Data provided
<<<<
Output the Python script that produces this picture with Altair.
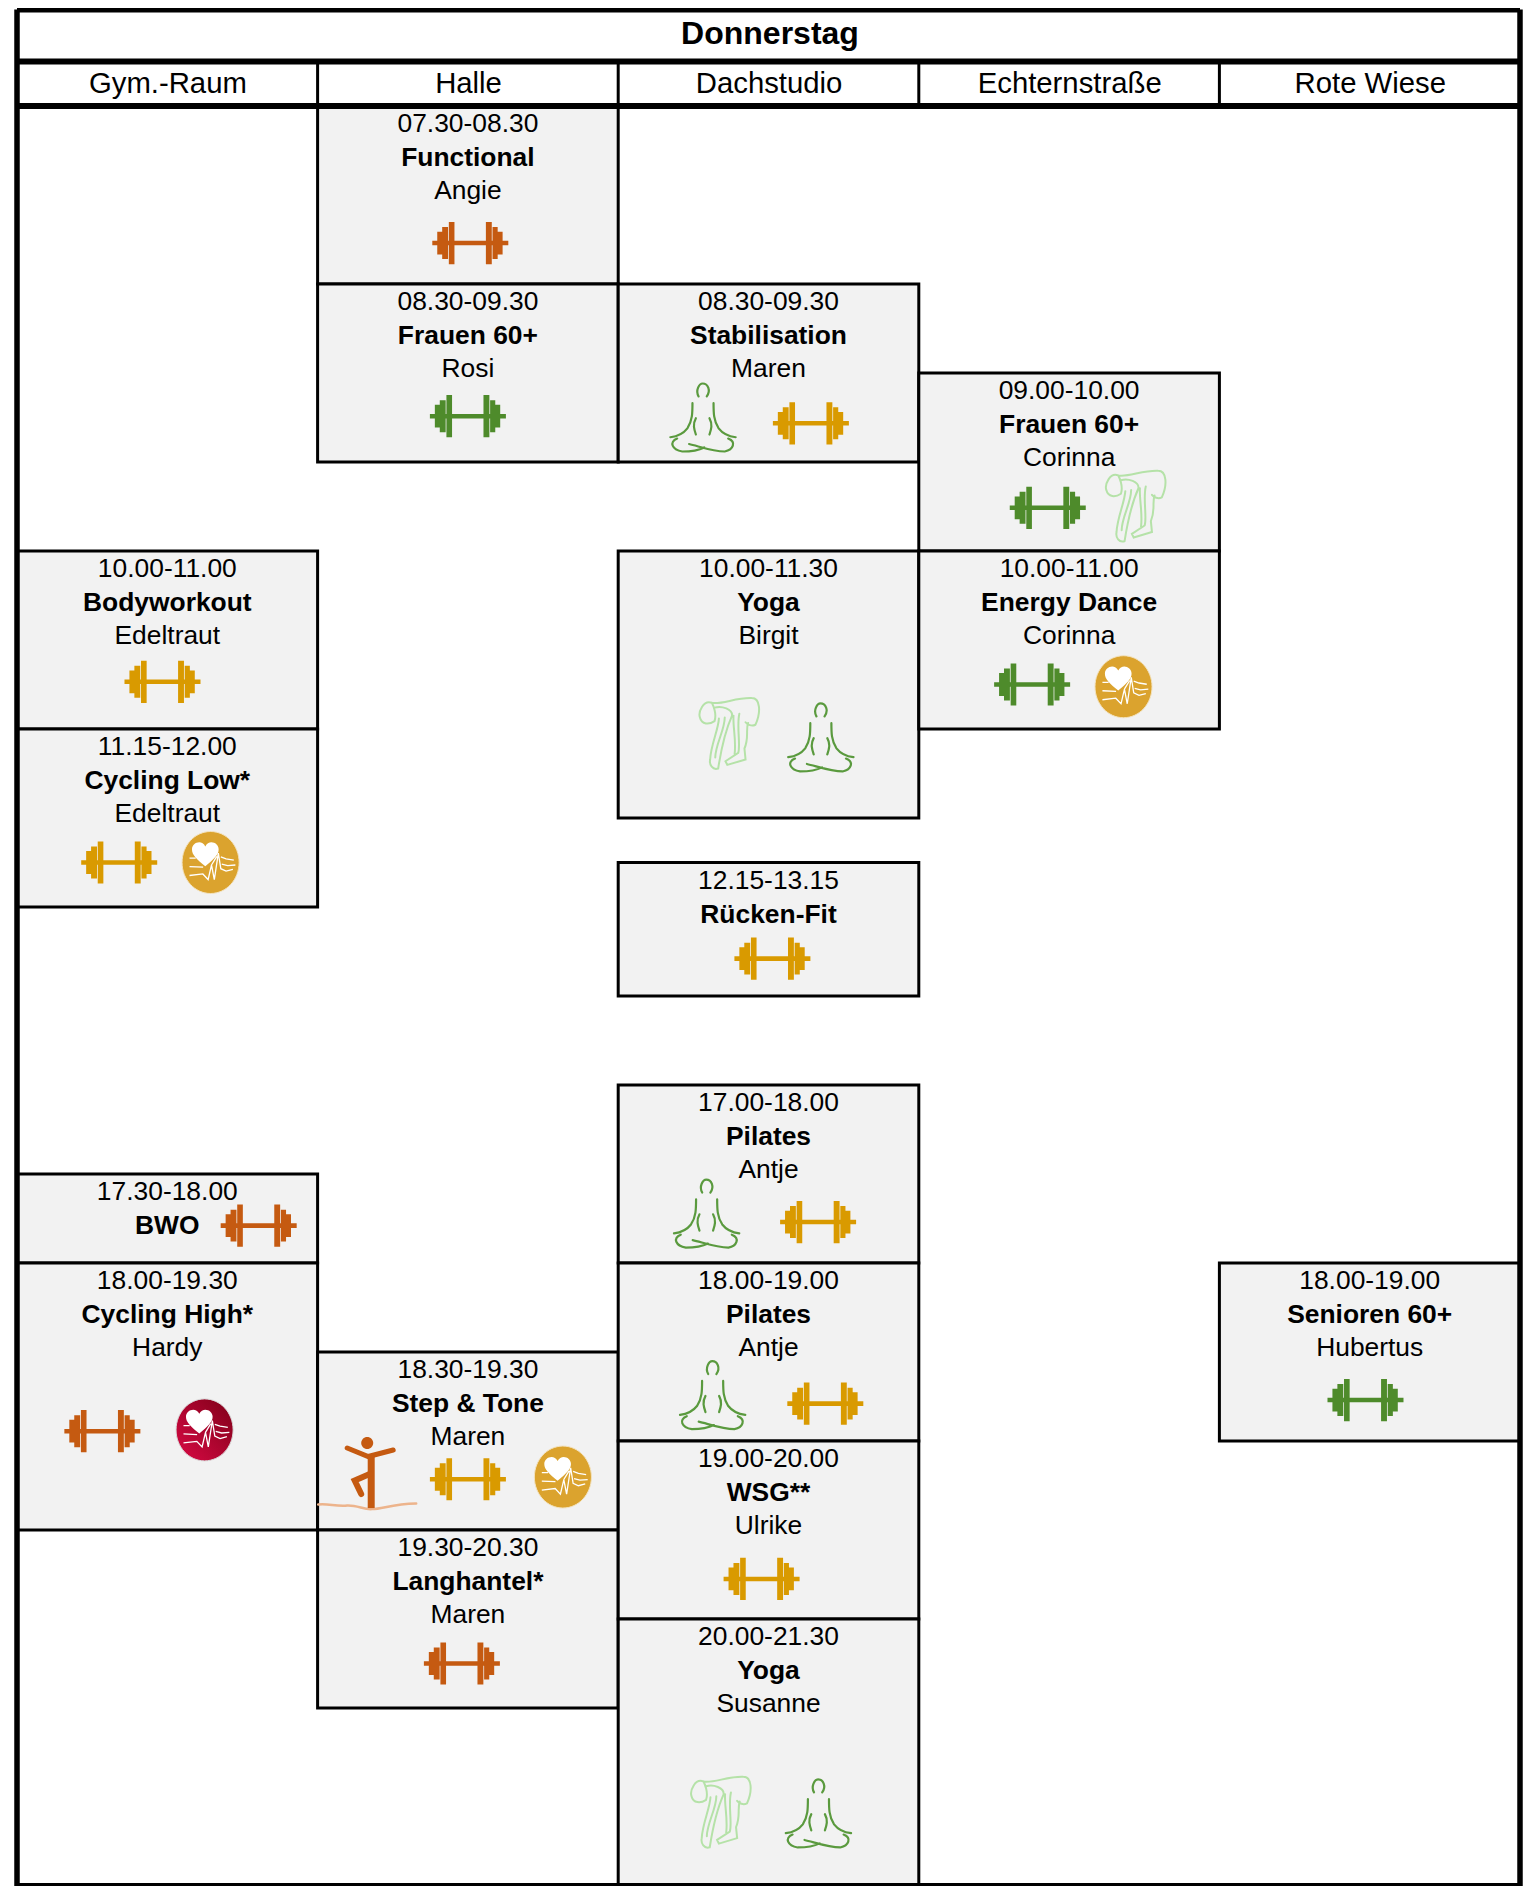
import altair as alt
import pandas as pd

FONT = "Liberation Sans"
DAY = "Donnerstag"
ROOMS = ["Gym.-Raum", "Halle", "Dachstudio", "Echternstraße", "Rote Wiese"]

# room index, first grid slot, last grid slot
CELL_ROOM = [1, 1, 2, 3, 0, 2, 3, 0, 2, 2, 0, 0, 1, 2, 1, 2, 2, 4]
CELL_START = [0, 4, 4, 6, 10, 10, 10, 14, 17, 22, 24, 26, 28, 26, 32, 30, 34, 26]
CELL_END = [4, 8, 8, 10, 14, 16, 14, 18, 20, 26, 26, 32, 32, 30, 36, 34, 40, 30]
CELL_TIME = ["07.30-08.30", "08.30-09.30", "08.30-09.30", "09.00-10.00", "10.00-11.00",
             "10.00-11.30", "10.00-11.00", "11.15-12.00", "12.15-13.15", "17.00-18.00",
             "17.30-18.00", "18.00-19.30", "18.30-19.30", "18.00-19.00", "19.30-20.30",
             "19.00-20.00", "20.00-21.30", "18.00-19.00"]
CELL_NAME = ["Functional", "Frauen 60+", "Stabilisation", "Frauen 60+", "Bodyworkout",
             "Yoga", "Energy Dance", "Cycling Low*", "Rücken-Fit", "Pilates",
             "BWO", "Cycling High*", "Step & Tone", "Pilates", "Langhantel*",
             "WSG**", "Yoga", "Senioren 60+"]
CELL_COACH = ["Angie", "Rosi", "Maren", "Corinna", "Edeltraut", "Birgit", "Corinna", "Edeltraut",
              "", "Antje", "", "Hardy", "Maren", "Antje", "Maren", "Ulrike", "Susanne", "Hubertus"]

# dumbbells: position in room units / grid slots, and tone
BELL_X = [1.508, 1.500, 2.641, 3.429, 0.484, 0.340, 3.377, 2.513, 2.665, 0.804, 0.284, 1.500, 1.480, 2.689, 2.477, 4.486]
BELL_Y = [3.08, 6.97, 7.13, 9.03, 12.94, 17.0, 13.0, 19.16, 25.08, 25.16, 29.78, 30.86, 35.0, 29.16, 33.1, 29.08]
BELL_TONE = ["orange", "green", "gold", "green", "gold", "gold", "green", "gold", "gold", "orange",
             "orange", "gold", "orange", "gold", "gold", "green"]

MED_X = [2.281, 2.673, 2.293, 2.313, 2.665]
MED_Y = [7.00, 14.19, 24.89, 28.97, 38.37]
BEND_X = [3.721, 2.369, 2.341]
BEND_Y = [9.00, 14.11, 38.35]
GOLD_HEART_X = [0.644, 3.681, 1.816]
GOLD_HEART_Y = [17.0, 13.05, 30.81]
RED_HEART_X = [0.624]
RED_HEART_Y = [29.75]
BALANCE_X = [1.165]
BALANCE_Y = [30.72]

H_RULES = [-2.17, -1, 0, 40]
V_LINES = [1, 2, 3, 4]

# ---- icon outlines -------------------------------------------------------
def box(x0, x1, h):
    return f"M{x0},{-h}L{x1},{-h}L{x1},{h}L{x0},{h}Z"

_bell = [(-1.0, 1.0, 0.06), (-0.87, -0.74, 0.30), (-0.74, -0.585, 0.42), (-0.565, -0.417, 0.555),
         (0.41, 0.565, 0.555), (0.585, 0.72, 0.42), (0.72, 0.85, 0.30)]
DUMBBELL = "".join(box(*b) for b in _bell)

MEDITATE = ("M-.12,-.62C-.22,-.8,-.1,-1,0,-1C.15,-1,.25,-.8,.12,-.62"
            "M-.3,-.42C-.3,-.15,-.3,.1,-.45,.32C-.55,.45,-.7,.55,-.95,.58"
            "M.32,-.42C.32,-.15,.32,.1,.47,.32C.57,.45,.72,.55,.97,.58"
            "M-.2,.02C-.3,.2,-.25,.35,-.2,.5M.2,.02C.3,.2,.25,.35,.2,.5"
            "M-.75,.62C-1,.72,-.9,.95,-.6,1C-.3,1,-.05,.93,.05,.88"
            "M.75,.62C1,.72,.9,.95,.65,1C.3,1,-.1,.85,-.4,.78")

BEND = ("M-.47,-.85C-.2,-.8,.2,-1,.62,-.98C.85,-.98,.88,-.6,.72,-.25C.62,-.2,.5,-.25,.45,-.32"
        "M-.47,-.85C-.7,-.95,-.85,-.6,-.8,-.45C-.75,-.25,-.55,-.25,-.4,-.35C-.35,-.5,-.4,-.7,-.47,-.85"
        "M-.4,-.72C-.2,-.78,.1,-.68,.08,-.5C-.1,-.1,-.2,.3,-.3,.95"
        "M-.28,-.42C-.3,-.1,-.5,.3,-.52,.7C-.55,.85,-.45,1,-.3,.95"
        "M-.12,-.45C-.12,-.1,-.38,.3,-.38,.65"
        "M.28,-.55C.2,-.2,.32,.3,.25,.52L-.1,.75L-.05,.85L.45,.7L.42,.4C.55,.1,.45,-.1,.52,-.3"
        "M.12,-.5C.1,-.2,.2,.2,.15,.55")

DISC = "M-.92,0A.92,1,0,1,1,.92,0A.92,1,0,1,1,-.92,0Z"
HEART = "M-.17,.12C-.45,-.1,-.6,-.25,-.6,-.42C-.6,-.65,-.28,-.75,-.17,-.52C-.06,-.75,.26,-.65,.26,-.42C.26,-.25,.1,-.1,-.17,.12Z"
PULSE = ("M-.68,-.14L-.48,-.14M-.68,.13L-.24,.15"
         "M-.68,.42L-.25,.37L-.08,.55L.03,.08L.12,.55L.25,-.3L.33,.2L.5,.28L.72,.22"
         "M.33,-.18L.5,-.12L.75,-.08M.36,.05L.55,.1L.8,.08M.03,.08L.2,-.2")

HEADDOT = "M-.12,-.6A.12,.12,0,1,1,.12,-.6A.12,.12,0,1,1,-.12,-.6Z"
ARMS = "M-.4,-.5L.02,-.33L.52,-.46"
TRUNK = "M.08,-.35L.08,.7"
LEG = "M.05,.02L-.25,.15L-.12,.42"
GROUND = "M-.98,.63C-.8,.6,-.6,.68,-.4,.65C-.2,.64,-.05,.74,.1,.72C.3,.72,.5,.62,.98,.61"

# ---- shared scales -------------------------------------------------------
XS = alt.Scale(domain=[0, 5], range=[9, 1512])
YS = alt.Scale(domain=[-2, 40], range=[9, 1878])


def X(f):
    return alt.X(f, type="quantitative", scale=XS, axis=None)


def Y(f):
    return alt.Y(f, type="quantitative", scale=YS, axis=None)


cells = pd.DataFrame({"room": CELL_ROOM, "start": CELL_START, "end": CELL_END,
                      "time": CELL_TIME, "name": CELL_NAME, "coach": CELL_COACH})
cells["room_end"] = cells["room"] + 1
cells["mid"] = cells["room"] + 0.5

rects = alt.Chart(cells).mark_rect(fill="#F2F2F2", stroke="#000000", strokeWidth=3).encode(
    x=X("room"), x2="room_end", y=Y("start"), y2="end")


def cell_text(field, dy, weight):
    return alt.Chart(cells).mark_text(font=FONT, fontSize=26.4, fontWeight=weight, color="#000000",
                                      baseline="middle", align="center", dy=dy).encode(
        x=X("mid"), y=Y("start"), text=f"{field}:N")


texts = [cell_text("time", 18, "normal"), cell_text("name", 52, "bold"), cell_text("coach", 85, "normal")]

hr = pd.DataFrame({"y": H_RULES, "a": [0] * 4, "b": [5] * 4})
h_rules = alt.Chart(hr).mark_rule(color="#000000", strokeWidth=6).encode(x=X("a"), x2="b", y=Y("y"))
vo = pd.DataFrame({"x": [0, 5], "a": [H_RULES[0]] * 2, "b": [40] * 2})
v_outer = alt.Chart(vo).mark_rule(color="#000000", strokeWidth=5.5).encode(x=X("x"), y=Y("a"), y2="b")
vi = pd.DataFrame({"x": V_LINES, "a": [-1] * 4, "b": [0] * 4})
v_inner = alt.Chart(vi).mark_rule(color="#000000", strokeWidth=3).encode(x=X("x"), y=Y("a"), y2="b")

title = alt.Chart(pd.DataFrame({"x": [2.505], "y": [-1.625], "t": [DAY]})).mark_text(
    font=FONT, fontSize=32, fontWeight="bold", color="#000000", baseline="middle").encode(
    x=X("x"), y=Y("y"), text="t:N")
heads = pd.DataFrame({"x": [i + 0.502 for i in range(5)], "y": [-0.49] * 5, "t": ROOMS})
header = alt.Chart(heads).mark_text(font=FONT, fontSize=29.3, color="#000000", baseline="middle").encode(
    x=X("x"), y=Y("y"), text="t:N")

bells = alt.Chart(pd.DataFrame({"x": BELL_X, "y": BELL_Y, "tone": BELL_TONE})).mark_point(
    shape=DUMBBELL, filled=True, size=5776, opacity=1).encode(
    x=X("x"), y=Y("y"),
    fill=alt.Fill("tone:N", legend=None,
                  scale=alt.Scale(domain=["orange", "green", "gold"], range=["#C55A11", "#4E8B2B", "#D99A00"])))


def glyph(xs, ys, shape, size, **kw):
    return alt.Chart(pd.DataFrame({"x": xs, "y": ys})).mark_point(shape=shape, size=size, opacity=1, **kw).encode(
        x=X("x"), y=Y("y"))


meds = glyph(MED_X, MED_Y, MEDITATE, 4624, filled=False, stroke="#5A9A3E", strokeWidth=2.2, strokeCap="round")
bends = glyph(BEND_X, BEND_Y, BEND, 5330, filled=False, stroke="#B5E2A8", strokeWidth=2, strokeCap="round")

HS = 3844
red_fill = alt.LinearGradient(gradient="linear", x1=1, y1=0, x2=0, y2=1,
                              stops=[alt.GradientStop(offset=0, color="#7E0018"),
                                     alt.GradientStop(offset=1, color="#DA0A45")])
heart_layers = [
    glyph(GOLD_HEART_X, GOLD_HEART_Y, DISC, HS, filled=True, fill="#DBA32E", stroke="#F3E3BF", strokeWidth=1),
    glyph(RED_HEART_X, RED_HEART_Y, DISC, HS, filled=True, fill=red_fill, stroke="#D9D9D9", strokeWidth=1),
]
for xs, ys in ((GOLD_HEART_X, GOLD_HEART_Y), (RED_HEART_X, RED_HEART_Y)):
    heart_layers.append(glyph(xs, ys, HEART, HS, filled=True, fill="#FFFFFF"))
    heart_layers.append(glyph(xs, ys, PULSE, HS, filled=False, stroke="#FFFFFF", strokeWidth=1.3))

BS = 10000
balance = [
    glyph(BALANCE_X, BALANCE_Y, GROUND, BS, filled=False, stroke="#EDB48C", strokeWidth=2.5, strokeCap="round"),
    glyph(BALANCE_X, BALANCE_Y, HEADDOT, BS, filled=True, fill="#C55A11"),
    glyph(BALANCE_X, BALANCE_Y, ARMS, BS, filled=False, stroke="#C55A11", strokeWidth=5, strokeCap="round"),
    glyph(BALANCE_X, BALANCE_Y, TRUNK, BS, filled=False, stroke="#C55A11", strokeWidth=7),
    glyph(BALANCE_X, BALANCE_Y, LEG, BS, filled=False, stroke="#C55A11", strokeWidth=6, strokeCap="round"),
]

chart = alt.layer(
    rects, *texts, bells, meds, bends, *heart_layers, *balance, h_rules, v_outer, v_inner, title, header
).properties(width=1524, height=1878, padding=0, background="#FFFFFF",
             autosize=alt.AutoSizeParams(type="none")).configure_view(stroke=None)

chart.save("out.html", embed_options={"renderer": "svg", "actions": False})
>>>>
Short task
Return, unchanged, the lines from the first line of the material through the line that holds "BALANCE_Y = [30.72]", inclusive, omitting pictures.

Response
Output the Python script that produces this picture with Altair.
import altair as alt
import pandas as pd

FONT = "Liberation Sans"
DAY = "Donnerstag"
ROOMS = ["Gym.-Raum", "Halle", "Dachstudio", "Echternstraße", "Rote Wiese"]

# room index, first grid slot, last grid slot
CELL_ROOM = [1, 1, 2, 3, 0, 2, 3, 0, 2, 2, 0, 0, 1, 2, 1, 2, 2, 4]
CELL_START = [0, 4, 4, 6, 10, 10, 10, 14, 17, 22, 24, 26, 28, 26, 32, 30, 34, 26]
CELL_END = [4, 8, 8, 10, 14, 16, 14, 18, 20, 26, 26, 32, 32, 30, 36, 34, 40, 30]
CELL_TIME = ["07.30-08.30", "08.30-09.30", "08.30-09.30", "09.00-10.00", "10.00-11.00",
             "10.00-11.30", "10.00-11.00", "11.15-12.00", "12.15-13.15", "17.00-18.00",
             "17.30-18.00", "18.00-19.30", "18.30-19.30", "18.00-19.00", "19.30-20.30",
             "19.00-20.00", "20.00-21.30", "18.00-19.00"]
CELL_NAME = ["Functional", "Frauen 60+", "Stabilisation", "Frauen 60+", "Bodyworkout",
             "Yoga", "Energy Dance", "Cycling Low*", "Rücken-Fit", "Pilates",
             "BWO", "Cycling High*", "Step & Tone", "Pilates", "Langhantel*",
             "WSG**", "Yoga", "Senioren 60+"]
CELL_COACH = ["Angie", "Rosi", "Maren", "Corinna", "Edeltraut", "Birgit", "Corinna", "Edeltraut",
              "", "Antje", "", "Hardy", "Maren", "Antje", "Maren", "Ulrike", "Susanne", "Hubertus"]

# dumbbells: position in room units / grid slots, and tone
BELL_X = [1.508, 1.500, 2.641, 3.429, 0.484, 0.340, 3.377, 2.513, 2.665, 0.804, 0.284, 1.500, 1.480, 2.689, 2.477, 4.486]
BELL_Y = [3.08, 6.97, 7.13, 9.03, 12.94, 17.0, 13.0, 19.16, 25.08, 25.16, 29.78, 30.86, 35.0, 29.16, 33.1, 29.08]
BELL_TONE = ["orange", "green", "gold", "green", "gold", "gold", "green", "gold", "gold", "orange",
             "orange", "gold", "orange", "gold", "gold", "green"]

MED_X = [2.281, 2.673, 2.293, 2.313, 2.665]
MED_Y = [7.00, 14.19, 24.89, 28.97, 38.37]
BEND_X = [3.721, 2.369, 2.341]
BEND_Y = [9.00, 14.11, 38.35]
GOLD_HEART_X = [0.644, 3.681, 1.816]
GOLD_HEART_Y = [17.0, 13.05, 30.81]
RED_HEART_X = [0.624]
RED_HEART_Y = [29.75]
BALANCE_X = [1.165]
BALANCE_Y = [30.72]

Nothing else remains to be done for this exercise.